← The Mahabharata

Part Two — The Exile

Virata Parva — The Book of the Hidden Year

The Death of Kichaka

Kichaka was the commander of Virata’s army and the brother of Virata’s queen, and the real power in Matsya — the king feared him, and so the court did. He saw Sairandhri, the new servingwoman with the bearing that her plain work could not hide, and wanted her, and being the kind of man who had never been refused anything, did not understand the word when she used it.

Draupadi did what she had always done: she named her circumstance, claimed the protection of unseen powerful husbands — gandharvas, she said, who would kill any man who touched her — and held her dignity in front of a man who had none. Kichaka did not believe in husbands he could not see. He went to his sister the queen, who arranged, against Draupadi’s will, for the servingwoman to be sent to his quarters on a pretext; and when Draupadi came and again refused him, he assaulted her and, when she fled into the king’s own hall, pursued her there and struck her down in front of Virata and the assembled court.

And the court did nothing — and the parva is built around that nothing, because it is the dice hall again, exactly. Yudhishthira was there, in his courtier’s disguise, and could not rise without unmaking the year; he could only say, through his teeth, a courtier’s mild useless words about forbearance, and watch. Draupadi looked at him as she had once looked at him across that other hall, and saw the same paralysis dressed in a different costume, and understood that her protection, this year, would not come through the front of the hall. She went, that night, to the kitchen.

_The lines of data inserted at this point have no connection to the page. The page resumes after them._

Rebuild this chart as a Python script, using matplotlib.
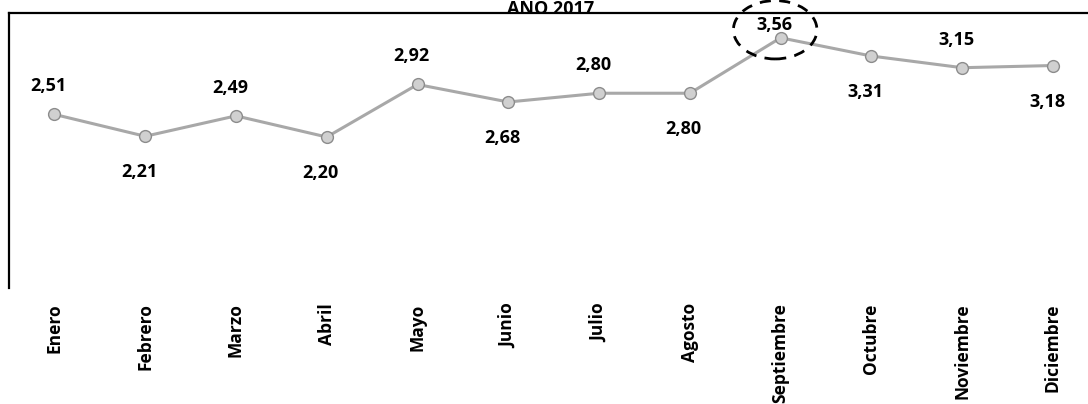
import matplotlib.pyplot as plt
from matplotlib.patches import Ellipse
import numpy as np

meses = ["Enero", "Febrero", "Marzo", "Abril", "Mayo", "Junio", "Julio",
         "Agosto", "Septiembre", "Octubre", "Noviembre", "Diciembre"]
valores = [2.51, 2.21, 2.49, 2.20, 2.92, 2.68, 2.80, 2.80, 3.56, 3.31, 3.15, 3.18]
etiquetas = ["2,51", "2,21", "2,49", "2,20", "2,92", "2,68", "2,80", "2,80",
             "3,56", "3,31", "3,15", "3,18"]
# etiqueta arriba (1) o abajo (-1)
lado = [1, -1, 1, -1, 1, -1, 1, -1, 1, -1, 1, -1]

plt.rcParams['font.family'] = ['Open Sans', 'DejaVu Sans']

fig = plt.figure(figsize=(10.88, 4.04), dpi=100)
ax = fig.add_axes([9/1088, 116/404, 1 - 9/1088, 275/404])

x = np.arange(len(meses))
ax.plot(x, valores, color="#a8a8a8", lw=2.2, marker="o", markersize=8.5,
        markerfacecolor="#d0d0d0", markeredgecolor="#8c8c8c", markeredgewidth=1.0,
        zorder=3)

for i, (v, t, s) in enumerate(zip(valores, etiquetas, lado)):
    if i == 8:
        dy = 13
    elif s > 0:
        dy = 28
    else:
        dy = -36
    ax.annotate(t, (i, v), xytext=(-6, dy), textcoords="offset pixels",
                ha="center", va="center", fontsize=13, fontweight="bold")

# elipse punteada alrededor de septiembre
ax.add_patch(Ellipse((8 - 0.06, valores[8] + 0.11), 0.92, 0.80, fill=False,
                     edgecolor="black", lw=2, linestyle=(0, (4, 3)), clip_on=False,
                     zorder=4))

ax.set_xlim(-0.5, 11.386)
ax.set_ylim(0.13, 3.9)
ax.set_xticks(x)
ax.set_xticklabels(meses, rotation=90, fontsize=12.5, fontweight="bold")
ax.tick_params(axis="x", length=0, pad=11)
ax.set_yticks([])
ax.spines["right"].set_visible(False)
ax.spines["bottom"].set_visible(False)
ax.spines["left"].set_linewidth(1.6)
ax.spines["top"].set_linewidth(1.6)

fig.text(551/1088, 1.0, "AÑO 2017", ha="center", va="top",
         fontsize=13, fontweight="bold")

plt.savefig("out.png", dpi=100)
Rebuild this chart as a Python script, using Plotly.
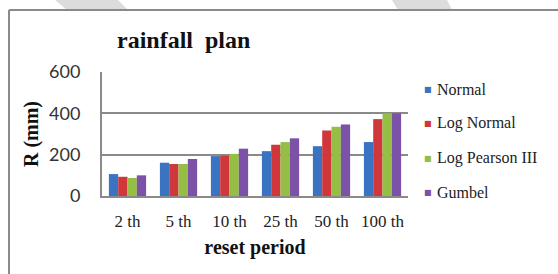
import plotly.graph_objects as go

categories = ["2 th", "5 th", "10 th", "25 th", "50 th", "100 th"]
normal = [106, 161, 193, 217, 241, 261]
log_normal = [93, 155, 195, 248, 317, 372]
log_pearson = [87, 155, 204, 261, 335, 400]
gumbel = [100, 179, 229, 279, 346, 400]
series_names = ["Normal", "Log Normal", "Log Pearson III", "Gumbel"]
y_ticks = [0, 200, 400, 600]

colors = ["#3b73c3", "#cf373a", "#94bf44", "#7b52a8"]
W, H = 558, 274
L, R, T, B = 102, 150, 72, 78
dw, dh = W - L - R, H - T - B

def px(x):
    return (x - L) / dw

def py(y):
    return (H - B - y) / dh

fig = go.Figure()
for i, (name, vals) in enumerate(zip(series_names, [normal, log_normal, log_pearson, gumbel])):
    fig.add_trace(go.Bar(x=categories, y=vals, name=name, marker_color=colors[i],
                         marker_line_width=0, showlegend=False))

shapes = [
    dict(type="path", xref="paper", yref="paper",
         path=f"M {px(55):.4f},{py(0):.4f} L {px(118):.4f},{py(0):.4f} L {px(128):.4f},{py(10):.4f} L {px(67):.4f},{py(10):.4f} Z",
         fillcolor="#dcdcdc", line=dict(width=0), layer="above"),
    dict(type="path", xref="paper", yref="paper",
         path=f"M {px(392):.4f},{py(0):.4f} L {px(447):.4f},{py(0):.4f} L {px(452):.4f},{py(10):.4f} L {px(398):.4f},{py(10):.4f} Z",
         fillcolor="#dcdcdc", line=dict(width=0), layer="above"),
    dict(type="line", xref="paper", yref="paper", x0=px(9), x1=px(W + 5), y0=py(10), y1=py(10),
         line=dict(color="#8a8a8a", width=2), layer="above"),
    dict(type="line", xref="paper", yref="paper", x0=px(9), x1=px(9), y0=py(10), y1=py(H + 5),
         line=dict(color="#8a8a8a", width=2), layer="above"),
]

legend_y = [89, 123, 158, 192]
annotations = []
for name, c, yy in zip(series_names, colors, legend_y):
    annotations.append(dict(xref="paper", yref="paper", x=px(428), y=py(yy), text="■",
                            showarrow=False, xanchor="center", yanchor="middle",
                            font=dict(family="DejaVu Sans", size=8, color=c)))
    annotations.append(dict(xref="paper", yref="paper", x=px(435), y=py(yy), text=name,
                            showarrow=False, xanchor="left", yanchor="middle",
                            font=dict(family="Liberation Serif", size=16, color="#222222")))

fig.update_layout(
    width=W, height=H,
    margin=dict(l=L, r=R, t=T, b=B, pad=0),
    paper_bgcolor="white", plot_bgcolor="white",
    barmode="group", bargap=0.27, bargroupgap=0,
    title=dict(text="<b>rainfall  plan</b>", xref="container", x=117 / W, xanchor="left",
               yref="container", y=1 - 40 / H, yanchor="middle",
               font=dict(family="Liberation Serif", size=24, color="#111111")),
    showlegend=False,
    shapes=shapes,
    annotations=annotations,
    font=dict(family="Liberation Serif"),
)
fig.update_xaxes(
    showline=True, linecolor="#8a8a8a", linewidth=2, ticks="", automargin=False,
    tickfont=dict(family="Liberation Serif", size=17, color="#222222"), ticklabelstandoff=9,
    title=dict(text="<b>reset period</b>", font=dict(family="Liberation Serif", size=20, color="#111111"), standoff=10),
)
fig.update_yaxes(
    range=[0, 600], tickvals=y_ticks, showline=True, linecolor="#8a8a8a", linewidth=2,
    showgrid=True, gridcolor="#8a8a8a", gridwidth=1.5, zeroline=False, ticks="", automargin=False,
    tickfont=dict(family="Lato", size=18, color="#333333"), ticklabelstandoff=16,
    title=dict(text="<b>R (mm)</b>", font=dict(family="Liberation Serif", size=20, color="#111111"), standoff=5),
)

fig.write_html("out.html", config={"displayModeBar": False},
               post_script="document.body.style.margin='0';")
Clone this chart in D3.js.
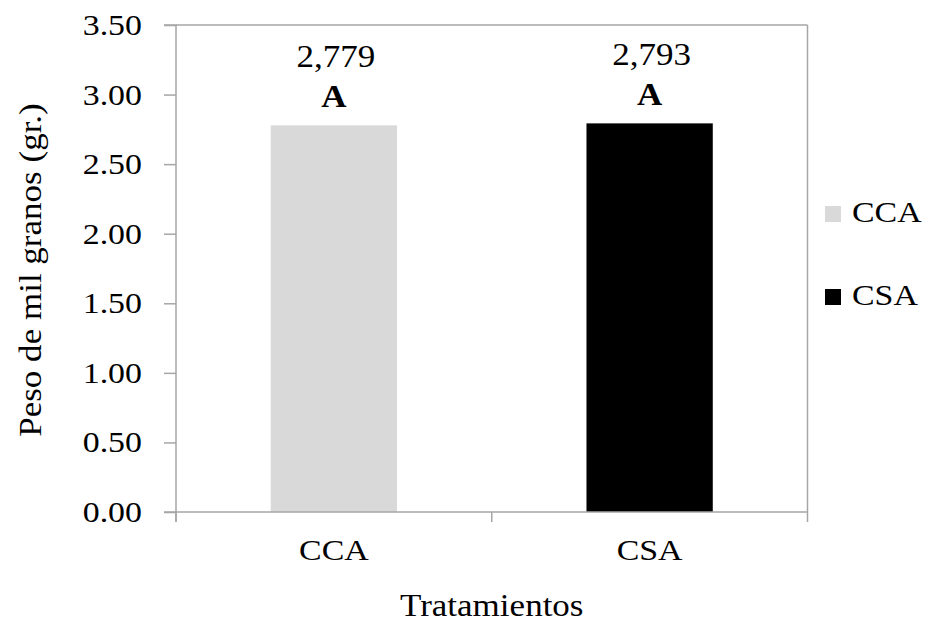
<!DOCTYPE html>
<html><head><meta charset="utf-8">
<script src="https://cdn.jsdelivr.net/npm/d3@7"></script>
<style>body{margin:0;background:#fff}svg{display:block}</style>
</head><body>
<svg id="c" width="927" height="623"></svg>
<script>
const categories = ["CCA", "CSA"];
const values = [2.779, 2.793];
const valueLabels = ["2,779", "2,793"];
const letters = ["A", "A"];
const colors = ["#d9d9d9", "#000000"];
const yTicks = [0, 0.5, 1, 1.5, 2, 2.5, 3, 3.5];

const FONT = '"Liberation Serif", "Times New Roman", Times, serif';
const SX = 1.13; // horizontal stretch of the reference's text
const svg = d3.select("#c");
const L = 176, R = 807.5, T = 25, B = 512;
const x = d3.scaleBand().domain(categories).range([L, R]).paddingInner(0).paddingOuter(0);
const y = d3.scaleLinear().domain([0, 3.5]).range([B, T]);
const axisColor = "#a6a6a6";

function txt(parent, px, py, str, size, anchor, bold, rot) {
  const g = parent.append("g").attr("transform", `translate(${px},${py})` + (rot ? ` rotate(${rot})` : "") + ` scale(${SX},1)`);
  return g.append("text").attr("x", 0).attr("y", 0)
    .attr("text-anchor", anchor || "start")
    .style("font-family", FONT).style("font-size", size + "px")
    .style("font-weight", bold ? "bold" : "normal").style("fill", "#000")
    .text(str);
}

// plot border (top and right)
svg.append("line").attr("x1", L).attr("x2", R).attr("y1", T).attr("y2", T).attr("stroke", axisColor).attr("stroke-width", 1.5);
svg.append("line").attr("x1", R).attr("x2", R).attr("y1", T).attr("y2", B).attr("stroke", axisColor).attr("stroke-width", 1.5);

// bars
const bw = x.bandwidth() * 0.4;
svg.selectAll("rect.bar").data(categories).enter().append("rect")
  .attr("class", "bar")
  .attr("x", (d) => x(d) + (x.bandwidth() - bw) / 2)
  .attr("width", bw)
  .attr("y", (d, i) => y(values[i]))
  .attr("height", (d, i) => B - y(values[i]))
  .attr("fill", (d, i) => colors[i]);

// y axis (lines from d3 axis, labels stretched like the reference)
const yAxis = d3.axisLeft(y).tickValues(yTicks).tickFormat("").tickSize(12);
const gy = svg.append("g").attr("transform", `translate(${L},0)`).call(yAxis);
gy.select(".domain").attr("stroke", axisColor).attr("stroke-width", 1.5).attr("d", `M-12,${T}H0V${B + 10}`);
gy.selectAll(".tick line").attr("stroke", axisColor).attr("stroke-width", 1.5);
const fmt = d3.format(".2f");
yTicks.forEach(v => txt(svg, 142, y(v) + 10, fmt(v), 30, "end"));

// x axis
svg.append("line").attr("x1", L - 12).attr("x2", R).attr("y1", B).attr("y2", B).attr("stroke", axisColor).attr("stroke-width", 1.5);
const bounds = [L, ...categories.map(c => x(c) + x.bandwidth())];
svg.selectAll("line.tk").data(bounds).enter().append("line").attr("class", "tk")
  .attr("x1", d => d).attr("x2", d => d).attr("y1", B).attr("y2", B + 10)
  .attr("stroke", axisColor).attr("stroke-width", 1.5);
categories.forEach(c => txt(svg, x(c) + x.bandwidth() / 2, 560, c, 30, "middle"));

// value labels and letters
categories.forEach((c, i) => {
  const cx = x(c) + x.bandwidth() / 2;
  txt(svg, cx + 2, y(values[i]) - 58, valueLabels[i], 31, "middle");
  txt(svg, cx, y(values[i]) - 18, letters[i], 31, "middle", true);
});

// axis titles
txt(svg, (L + R) / 2, 616, "Tratamientos", 31, "middle");
txt(svg, 41, 270, "Peso de mil granos (gr.)", 31, "middle", false, -90);

// legend
const legY = [206, 289];
categories.forEach((c, i) => {
  svg.append("rect").attr("x", 825).attr("y", legY[i]).attr("width", 16).attr("height", 16).attr("fill", colors[i]);
  txt(svg, 852, legY[i] + 16, c, 30, "start");
});
</script>
</body></html>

She found Bhima and told him plainly: this is the second hall, and you are again being asked to sit in it, and I will not survive a year of it. Bhima, who had carried his oath and his idleness through twelve forest years and one kitchen, did not argue. They made a plan with the precision of people who have waited a long time for permission. Draupadi sent word to Kichaka, feigning consent, naming a place and an hour — the deserted dancing-hall, by night. Kichaka came to keep an appointment with a woman and found, in the dark, the cook. Bhima killed him with his hands and left the body so broken that those who found it could not at first tell it was a body, and let the court conclude that the unseen gandharva husbands had, after all, been real.

It was justice, and it was a breach in the disguise, and the epic, as always, knows it is both. Kichaka’s kinsmen, enraged and afraid, seized Draupadi to burn her on his pyre, and Bhima had to come a second time, in the dark, and break them too — too much strength shown in one night for a court to keep explaining as luck. The thirteenth year had nearly run its full term, but it had now spent its silence. The death of Kichaka removed the one man strong enough to defend Matsya — and the news of a kingdom suddenly without its commander travelled, as such news does, straight to the ears of the cousins who had been hunting these very people for thirteen years.